Facility management has become an increasingly complicated role over the years, as those charged with maintaining buildings are often spent juggling disparate preferences, large campuses, and a diverse body of internal systems. As such, resources for these departments are often stretched incredibly thin. By working to streamline the administrative portions of facility management, however, departments can quickly recover the most indispensable of all resources—human time.

To be clear, the concept isn’t to automate facility management; such an approach is necessarily impersonal, and has never seen great results within our field.
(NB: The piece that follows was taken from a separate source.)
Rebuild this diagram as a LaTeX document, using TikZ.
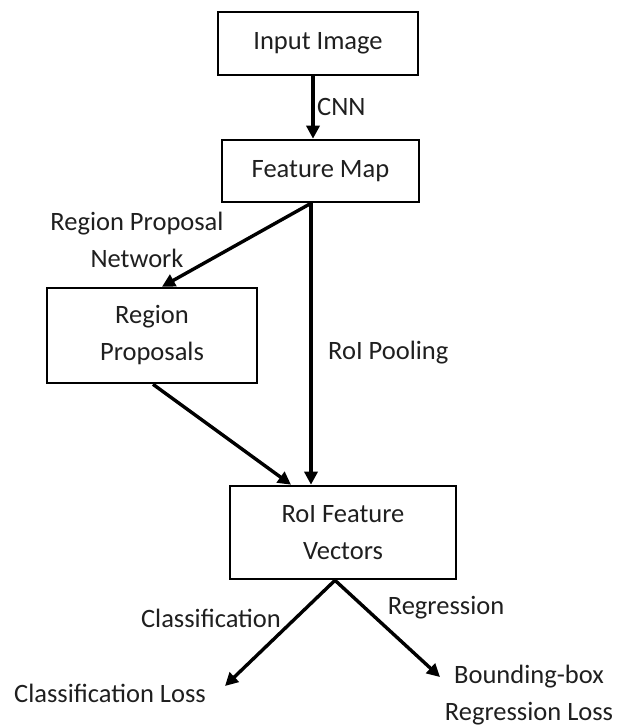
\documentclass[tikz,border=0pt]{standalone}
\usepackage{fontspec}
\setmainfont{Carlito}
\usetikzlibrary{arrows.meta}
\begin{document}
\begin{tikzpicture}[x=1pt,y=-1pt,
  box/.style={draw=black,line width=2.6pt,minimum width=#1,inner sep=0pt,align=center,font=\fontsize{26.5}{37}\selectfont,text=black!88},
  lbl/.style={inner sep=0pt,align=center,font=\fontsize{26.5}{37}\selectfont,text=black!88},
  arr/.style={line width=3.4pt,-{Triangle[length=13pt,width=13pt]}}]
\useasboundingbox (0,0) rectangle (617,726);
% boxes
\node[box=200pt,minimum height=63pt] (in) at (318,43.5) {Input Image};
\node[box=197pt,minimum height=62pt] (fm) at (320.5,171) {Feature Map};
\node[box=210pt,minimum height=95pt] (rp) at (152,335.5) {Region\\Proposals};
\node[box=226pt,minimum height=93pt] (roi) at (343,532.5) {RoI Feature\\Vectors};
% end texts
\node[lbl] (cls) at (110,693) {Classification Loss};
\node[lbl] (bb) at (529,695) {Bounding-box\\Regression Loss};
% helper coordinates
\coordinate (xa) at (313,0);
\coordinate (xv) at (311,0);
\coordinate (xr) at (162,0);
\coordinate (xs) at (153,0);
\coordinate (xt) at (291,0);
\coordinate (xo) at (335,0);
\coordinate (ce) at (225,686);
\coordinate (be) at (440,677);
% connectors
\draw[arr] (in.south -| xa) -- (fm.north -| xa);
\draw[arr] (fm.south -| xv) -- (rp.north -| xr);
\draw[arr] (fm.south -| xv) -- (roi.north -| xv);
\draw[arr] (rp.south -| xs) -- (roi.north -| xt);
\draw[arr] (roi.south -| xo) -- (ce);
\draw[arr] (roi.south -| xo) -- (be);
% labels
\node[lbl,anchor=west] (lcnn) at (317,107) {CNN};
\node[lbl] (lrpn) at (137,240) {Region Proposal\\Network};
\node[lbl,anchor=west] (lpool) at (328,353) {RoI Pooling};
\node[lbl] (lcls) at (211,618) {Classification};
\node[lbl] (lreg) at (446,608) {Regression};
\end{tikzpicture}
\end{document}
Instead, the value of technology lies in its ability to supplement facility managers’ attention on trivial tasks, thus allowing them to refocus their efforts on decisions that improve the holistic experience of those under their care.
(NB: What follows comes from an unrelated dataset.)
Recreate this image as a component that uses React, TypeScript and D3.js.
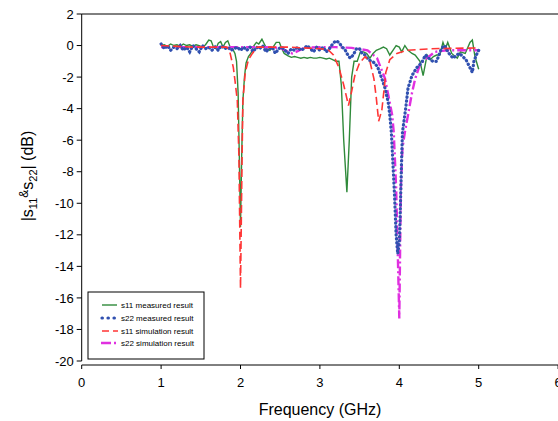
import React from "react";
import * as d3 from "d3";

// [frequency GHz, dB]
const s11Measured: [number, number][] = [
  [1.0, 0.0], [1.04, 0.05], [1.08, -0.05], [1.12, 0.1], [1.16, 0.0], [1.2, 0.05], [1.24, -0.05],
  [1.28, 0.1], [1.32, 0.0], [1.36, 0.05], [1.4, -0.05], [1.44, 0.05], [1.48, 0.0], [1.52, -0.1],
  [1.56, 0.05], [1.6, 0.35], [1.63, 0.3], [1.66, -0.1], [1.69, -0.2], [1.72, 0.15], [1.75, 0.25],
  [1.78, -0.1], [1.81, 0.2], [1.84, 0.3], [1.87, -0.1], [1.9, -0.2], [1.93, -0.5], [1.95, -1.0],
  [1.97, -3.0], [1.985, -7.0], [2.0, -11.5], [2.015, -7.0], [2.03, -3.5], [2.05, -2.0], [2.07, -1.1],
  [2.1, -0.7], [2.13, -0.5], [2.17, 0.0], [2.2, 0.2], [2.23, 0.1], [2.27, 0.4], [2.3, 0.1],
  [2.33, -0.2], [2.37, -0.3], [2.41, -0.1], [2.45, 0.2], [2.49, 0.2], [2.52, -0.2], [2.55, -0.5],
  [2.6, -0.65], [2.64, -0.75], [2.68, -0.7], [2.72, -0.75], [2.76, -0.8], [2.8, -0.75], [2.84, -0.8],
  [2.88, -0.75], [2.92, -0.8], [2.96, -0.8], [3.0, -0.75], [3.04, -0.8], [3.08, -0.85], [3.12, -0.8],
  [3.16, -0.9], [3.2, -1.0], [3.24, -1.0], [3.27, -2.5], [3.3, -6.0], [3.34, -9.3], [3.37, -6.0],
  [3.4, -2.0], [3.43, -1.0], [3.47, -1.0], [3.51, -0.4], [3.55, -0.4], [3.59, -0.5], [3.63, -0.8],
  [3.67, -0.5], [3.71, -0.3], [3.76, -0.2], [3.8, -0.1], [3.84, -0.2], [3.88, -0.6], [3.92, -0.3],
  [3.96, 0.0], [4.0, -0.1], [4.03, -0.4], [4.07, 0.0], [4.11, -0.3], [4.16, -0.5], [4.2, -0.6],
  [4.26, -1.0], [4.3, -1.9], [4.35, -0.6], [4.39, -0.9], [4.43, -0.7], [4.47, -0.6], [4.51, -0.6],
  [4.55, 0.2], [4.58, -0.2], [4.61, 0.2], [4.66, -0.5], [4.73, -0.8], [4.77, -0.4], [4.83, -0.5],
  [4.89, 0.2], [4.92, 0.35], [4.95, -0.6], [4.97, -1.0], [5.0, -1.5],
];

const s22Measured: [number, number][] = [
  [1.0, 0.1], [1.04, -0.2], [1.08, 0.0], [1.12, -0.3], [1.16, -0.1], [1.2, -0.2], [1.24, 0.0],
  [1.28, -0.3], [1.32, -0.1], [1.36, -0.4], [1.4, 0.0], [1.44, -0.2], [1.48, -0.4], [1.52, 0.0],
  [1.56, -0.2], [1.6, -0.1], [1.64, -0.3], [1.68, -0.1], [1.72, -0.3], [1.76, 0.0], [1.8, -0.2],
  [1.84, -0.1], [1.88, -0.3], [1.92, -0.2], [1.96, -0.1], [2.0, -0.3], [2.04, -0.1], [2.08, -0.3],
  [2.12, -0.1], [2.16, -0.4], [2.2, -0.1], [2.24, -0.2], [2.28, 0.0], [2.32, -0.4], [2.36, -0.2],
  [2.4, -0.1], [2.44, -0.5], [2.48, -0.2], [2.52, -0.1], [2.56, -0.3], [2.6, -0.5], [2.64, -0.2],
  [2.68, -0.3], [2.72, -0.1], [2.76, -0.3], [2.8, -0.2], [2.84, 0.0], [2.88, -0.2], [2.92, -0.4],
  [2.96, -0.1], [3.0, -0.3], [3.04, -0.1], [3.08, -0.4], [3.12, -0.2], [3.16, 0.1], [3.2, 0.3],
  [3.24, 0.2], [3.28, -0.1], [3.31, -0.2], [3.34, -0.5], [3.38, -0.8], [3.42, -0.6], [3.46, -0.2],
  [3.5, -0.2], [3.53, -0.5], [3.57, -0.6], [3.61, -0.9], [3.65, -1.0], [3.69, -1.1], [3.73, -1.4],
  [3.78, -2.1], [3.82, -2.7], [3.86, -3.6], [3.88, -4.4], [3.9, -5.5], [3.92, -7.5], [3.94, -9.5],
  [3.96, -12.0], [3.98, -13.2], [4.0, -12.5], [4.01, -11.0], [4.02, -9.0], [4.03, -7.0], [4.04, -5.5],
  [4.08, -4.0], [4.11, -2.7], [4.16, -1.9], [4.22, -1.4], [4.28, -1.1], [4.33, -0.6], [4.37, -0.8],
  [4.42, -1.0], [4.47, -1.0], [4.5, -0.6], [4.53, -0.2], [4.57, 0.0], [4.6, -0.3], [4.64, -0.6],
  [4.68, -0.8], [4.72, -0.6], [4.76, -0.5], [4.8, -0.7], [4.84, -0.9], [4.88, -1.3], [4.92, -1.7],
  [4.94, -1.0], [4.97, -0.6], [5.0, -0.3],
];

const s11Simulation: [number, number][] = [
  [1.0, 0.0], [1.2, -0.05], [1.4, -0.1], [1.6, -0.1], [1.75, -0.1], [1.83, -0.1], [1.87, -0.5],
  [1.91, -1.4], [1.93, -2.2], [1.96, -3.5], [1.98, -7.0], [2.0, -15.4], [2.02, -7.0], [2.03, -3.5],
  [2.06, -1.7], [2.1, -0.9], [2.15, -0.5], [2.21, -0.1], [2.4, -0.1], [2.6, -0.1], [2.8, -0.15],
  [3.0, -0.2], [3.1, -0.25], [3.17, -0.6], [3.24, -1.4], [3.3, -2.5], [3.36, -3.8], [3.4, -2.9],
  [3.44, -1.9], [3.5, -1.1], [3.57, -0.7], [3.63, -1.0], [3.68, -2.1], [3.71, -3.3], [3.74, -4.8],
  [3.78, -4.1], [3.81, -2.7], [3.83, -1.7], [3.88, -0.9], [3.97, -0.5], [4.1, -0.3], [4.4, -0.2],
  [5.0, -0.15],
];

const s22Simulation: [number, number][] = [
  [1.0, -0.1], [1.5, -0.1], [2.0, -0.1], [2.3, -0.1], [2.5, -0.15], [2.6, -0.4], [2.65, -0.5],
  [2.7, -0.4], [2.8, -0.15], [3.0, -0.1], [3.2, -0.1], [3.4, -0.15], [3.6, -0.3], [3.72, -0.8],
  [3.82, -2.1], [3.86, -3.1], [3.91, -4.4], [3.93, -5.5], [3.96, -9.0], [3.98, -13.0], [4.0, -17.3],
  [4.01, -13.0], [4.02, -9.0], [4.04, -6.5], [4.07, -5.5], [4.11, -4.4], [4.16, -3.0], [4.2, -2.1],
  [4.26, -1.2], [4.32, -0.9], [4.45, -0.4], [4.6, -0.3], [5.0, -0.3],
];

const xTicks = [0, 1, 2, 3, 4, 5, 6];
const yTicks = [2, 0, -2, -4, -6, -8, -10, -12, -14, -16, -18, -20];
const legendLabels = [
  "s11 measured result",
  "s22 measured result",
  "s11 simulation result",
  "s22 simulation result",
];

const FONT = "Arial, 'Liberation Sans', sans-serif";
const GREEN = "#2f8a3a";
const BLUE = "#3050b0";
const RED = "#ff3535";
const MAGENTA = "#e030e0";

export default function App() {
  const W = 558;
  const H = 421;
  const x = d3.scaleLinear().domain([0, 6]).range([81.7, 558.1]);
  const y = d3.scaleLinear().domain([-20, 2]).range([361, 14]);
  const line = d3
    .line<[number, number]>()
    .x((d) => x(d[0]))
    .y((d) => y(d[1]));

  const legendX = 88;
  const legendY = 292;
  const rowY = [305, 318, 331, 343];

  return (
    <svg
      width={W}
      height={H}
      style={{ position: "absolute", left: 0, top: 0, background: "#fff" }}
      fontFamily={FONT}
    >
      <rect x={0} y={0} width={W} height={H} fill="#fff" />
      {/* frame */}
      <line x1={x(0)} x2={W} y1={y(2)} y2={y(2)} stroke="#000" strokeWidth={1} />
      <line x1={x(0)} x2={x(0)} y1={y(2)} y2={y(-20)} stroke="#000" strokeWidth={1} />
      <line x1={x(0)} x2={W} y1={365} y2={365} stroke="#000" strokeWidth={1} />
      {yTicks.map((t) => (
        <g key={"y" + t}>
          <line x1={x(0) - 5} x2={x(0)} y1={y(t)} y2={y(t)} stroke="#000" />
          <text x={x(0) - 8} y={y(t)} dy="0.36em" textAnchor="end" fontSize={13}>
            {t}
          </text>
        </g>
      ))}
      {xTicks.map((t) => (
        <g key={"x" + t}>
          <line x1={x(t)} x2={x(t)} y1={365} y2={369} stroke="#000" />
          <text x={x(t)} y={387} textAnchor="middle" fontSize={13}>
            {t}
          </text>
        </g>
      ))}
      <text x={320} y={415} textAnchor="middle" fontSize={16}>
        Frequency (GHz)
      </text>
      <text transform="translate(33,176) rotate(-90)" textAnchor="middle" fontSize={16}>
        <tspan>|s</tspan>
        <tspan fontSize={11} dy={4}>11</tspan>
        <tspan fontSize={12} dy={-9}>&amp;</tspan>
        <tspan dy={5}>s</tspan>
        <tspan fontSize={11} dy={4}>22</tspan>
        <tspan dy={-4}>| (dB)</tspan>
      </text>

      {/* series */}
      <path d={line(s11Measured) || ""} fill="none" stroke={GREEN} strokeWidth={1.4} />
      <path
        d={line(s22Simulation) || ""}
        fill="none"
        stroke={MAGENTA}
        strokeWidth={2.4}
        strokeDasharray="9 3 2 3"
      />
      <path
        d={line(s22Measured) || ""}
        fill="none"
        stroke={BLUE}
        strokeWidth={3.2}
        strokeLinecap="round"
        strokeDasharray="0.4 3.6"
      />
      <path
        d={line(s11Simulation) || ""}
        fill="none"
        stroke={RED}
        strokeWidth={1.6}
        strokeDasharray="8 4"
      />

      {/* legend */}
      <rect x={legendX} y={legendY} width={116} height={67} fill="#fff" stroke="#000" strokeWidth={1} />
      <line x1={102} x2={117} y1={rowY[0]} y2={rowY[0]} stroke={GREEN} strokeWidth={1.4} />
      <line
        x1={102}
        x2={117}
        y1={rowY[1]}
        y2={rowY[1]}
        stroke={BLUE}
        strokeWidth={3.2}
        strokeLinecap="round"
        strokeDasharray="0.4 5.6"
      />
      <line x1={102} x2={118} y1={rowY[2]} y2={rowY[2]} stroke={RED} strokeWidth={1.6} strokeDasharray="7 4" />
      <line
        x1={101}
        x2={118}
        y1={rowY[3]}
        y2={rowY[3]}
        stroke={MAGENTA}
        strokeWidth={2.4}
        strokeDasharray="10 3 2 3"
      />
      {legendLabels.map((l, i) => (
        <text key={l} x={121} y={rowY[i]} dy="0.35em" fontSize={8}>
          {l}
        </text>
      ))}
    </svg>
  );
}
Take, for example, Dynamic Geo-Messaging (DGM). Built into applications like CrowdComfort, this invaluable technology delivers detailed information on the time and exact location of a filed report. As a result, facility managers no longer need to decipher hastily scribbled reports while running all over trying to identify an issue. Instead, they’re led quickly to where they’re needed most, and given the information they need to enact a solution.

Furthermore, these systems allow for simple, streamlined two-way communication. While facility managers were once bombarded with reports through some combination of paper, email, word-of-mouth, text messages, and phone calls, the establishment of a well-defined reporting protocol—one validated by improved responsiveness— immediately changes the dynamic of a building. In the end, facility managers note less steps in the reporting process, increased speed of service, and a happier, more productive base of employees, tenants, and students.

Additionally, data-driven reporting provides a wealth of new insights to help track the decision-making process behind a facility manager’s work, providing a historical archive that only becomes more valuable over time. In aggregate, this information helps provide
insights on utility efficiency, uneven wear and tear of systems and building space, and challenging seasons during which resources may need to be expanded.

All-in-all, the right technology can dramatically alter the scope and efficacy of a facility manager’s duties. If your company has been mired in administrative work rather than establishing intelligent, long-term solutions, it might be time to make a change.